Kenneth C. "Jethro" Burns

The pair were fired along with other stars by new management at WLW in 1948, and after a brief tour, they moved to Springfield, Missouri, and performed on KWTO with Chet Atkins, the Carter Family and Slim Wilson.

Burns was a highly-influential mandolin stylist, preferring clean single-note jazzy melodies and sophisticated chords over the dominant bluegrass stylings of Bill Monroe, and since he performed mostly in a country music setting, introduced many country mandolinists to sophisticated jazz harmonies and improvisational techniques, as well as standards from the songbooks of Duke Ellington, Django Reinhardt and Cole Porter.

By the 1970s, Burns's influence had spread to a younger generation of bluegrass and "new-acoustic" musicians, most notably New Grass Revival mandolinist Sam Bush.
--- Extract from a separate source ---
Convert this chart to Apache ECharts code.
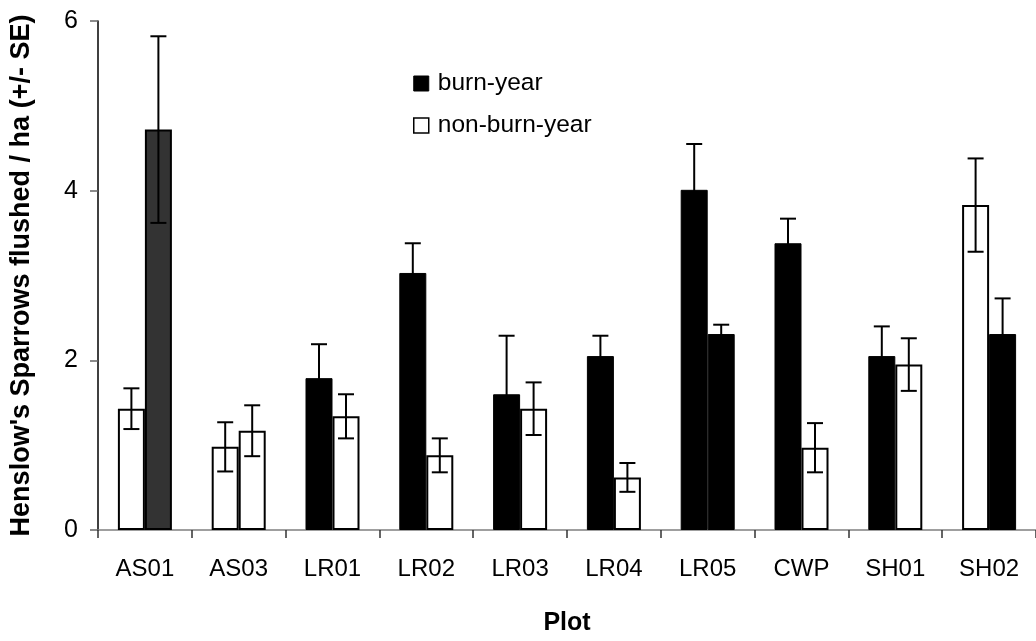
<!DOCTYPE html>
<html>
<head>
<meta charset="utf-8">
<script src="https://cdn.jsdelivr.net/npm/echarts@6/dist/echarts.min.js"></script>
<style>
html,body{margin:0;padding:0;background:#fff;}
#chart{width:1036px;height:641px;}
</style>
</head>
<body>
<div id="chart"></div>
<script>
// ---- data ----
var categories = ['AS01','AS03','LR01','LR02','LR03','LR04','LR05','CWP','SH01','SH02'];
// left bar of each pair
var leftValues = [1.43, 0.98, 1.79, 3.03, 1.60, 2.05, 4.01, 3.38, 2.05, 3.83];
var leftSE     = [0.24, 0.29, 0.40, 0.35, 0.69, 0.24, 0.54, 0.29, 0.35, 0.55];
var leftKind   = ['non-burn','non-burn','burn','burn','burn','burn','burn','burn','burn','non-burn'];
// right bar of each pair
var rightValues = [4.72, 1.17, 1.34, 0.88, 1.43, 0.62, 2.31, 0.97, 1.95, 2.31];
var rightSE     = [1.10, 0.30, 0.26, 0.20, 0.31, 0.17, 0.11, 0.29, 0.31, 0.42];
var rightKind   = ['burn-alt','non-burn','non-burn','non-burn','non-burn','non-burn','burn','non-burn','non-burn','burn'];
var legendNames = ['burn-year','non-burn-year'];
var yTitle = "Henslow's Sparrows flushed / ha (+/- SE)";
var xTitle = 'Plot';

// ---- styling ----
var FONT = '"Liberation Sans", Arial, sans-serif';
var BAR_W = 27;
function kindStyle(k){
  if (k === 'burn') return {color:'#000000', borderColor:'#000000', borderWidth:1};
  if (k === 'burn-alt') return {color:'#333333', borderColor:'#000000', borderWidth:2};
  return {color:'#ffffff', borderColor:'#000000', borderWidth:2};
}
function barData(vals, kinds){
  return vals.map(function(v,i){ return {value:v, itemStyle:kindStyle(kinds[i])}; });
}
function errData(vals, se){
  return vals.map(function(v,i){ return [i, v, se[i]]; });
}
function errRenderer(offset){
  return function(params, api){
    var i = api.value(0), v = api.value(1), s = api.value(2);
    var hi = api.coord([i, v + s]);
    var lo = api.coord([i, v - s]);
    var x = hi[0] + offset;
    var cap = 8;
    var st = {stroke:'#000', lineWidth:2};
    return {type:'group', children:[
      {type:'line', shape:{x1:x, y1:hi[1], x2:x, y2:lo[1]}, style:st},
      {type:'line', shape:{x1:x-cap, y1:hi[1], x2:x+cap, y2:hi[1]}, style:st},
      {type:'line', shape:{x1:x-cap, y1:lo[1], x2:x+cap, y2:lo[1]}, style:st}
    ]};
  };
}

var chart = echarts.init(document.getElementById('chart'), null, {renderer:'canvas'});
chart.setOption({
  animation:false,
  backgroundColor:'#ffffff',
  textStyle:{fontFamily:FONT},
  grid:{left:98, top:21, width:942, height:516, containLabel:false},
  legend:{
    orient:'vertical', left:408, top:66,
    itemWidth:15, itemHeight:15, itemGap:17,
    icon:'rect',
    textStyle:{fontFamily:FONT, fontSize:24.5, color:'#000', padding:[0,0,0,4]},
    data:[
      {name:legendNames[0], itemStyle:{color:'#000', borderColor:'#000', borderWidth:1}},
      {name:legendNames[1], itemStyle:{color:'#fff', borderColor:'#000', borderWidth:1.5}}
    ]
  },
  xAxis:{
    type:'category', data:categories, boundaryGap:true,
    name:xTitle, nameLocation:'middle', nameGap:81,
    nameTextStyle:{fontFamily:FONT, fontSize:25, fontWeight:'bold', color:'#000'},
    axisLine:{lineStyle:{color:'#808080', width:1.5}},
    axisTick:{show:true, length:8, inside:false, lineStyle:{color:'#333', width:1.5}},
    axisLabel:{fontFamily:FONT, fontSize:24, color:'#000', margin:27}
  },
  yAxis:{
    type:'value', min:0, max:6, interval:2,
    name:yTitle, nameLocation:'middle', nameRotate:90, nameGap:63,
    nameTextStyle:{fontFamily:FONT, fontSize:27, fontWeight:'bold', color:'#000'},
    axisLine:{show:true, lineStyle:{color:'#000', width:1.5}},
    axisTick:{show:true, length:8, lineStyle:{color:'#666', width:1.5}},
    axisLabel:{fontFamily:FONT, fontSize:25, color:'#000', margin:20},
    splitLine:{show:false}
  },
  series:[
    {name:legendNames[0], type:'bar', data:barData(leftValues, leftKind), barWidth:BAR_W, barGap:'0%', z:2},
    {name:legendNames[1], type:'bar', data:barData(rightValues, rightKind), barWidth:BAR_W, barGap:'0%', z:2},
    {type:'custom', renderItem:errRenderer(-BAR_W/2), data:errData(leftValues, leftSE), z:5, silent:true,
     encode:{x:0, y:1}},
    {type:'custom', renderItem:errRenderer(BAR_W/2), data:errData(rightValues, rightSE), z:5, silent:true,
     encode:{x:0, y:1}}
  ]
});
</script>
</body>
</html>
His participation in Norman Blake/Tut Taylor/Sam Bush/Butch Robins/Vassar Clements/David Holland/Jethro Burns, an independently released album produced by promoter Hank Deane, was reportedly at Bush's suggestion.

Although Burns and Moore were approximately the same age and were among the few of their generation to make their reputations playing jazz and swing mandolin, the two had never met prior to the production of the album, its liner notes report.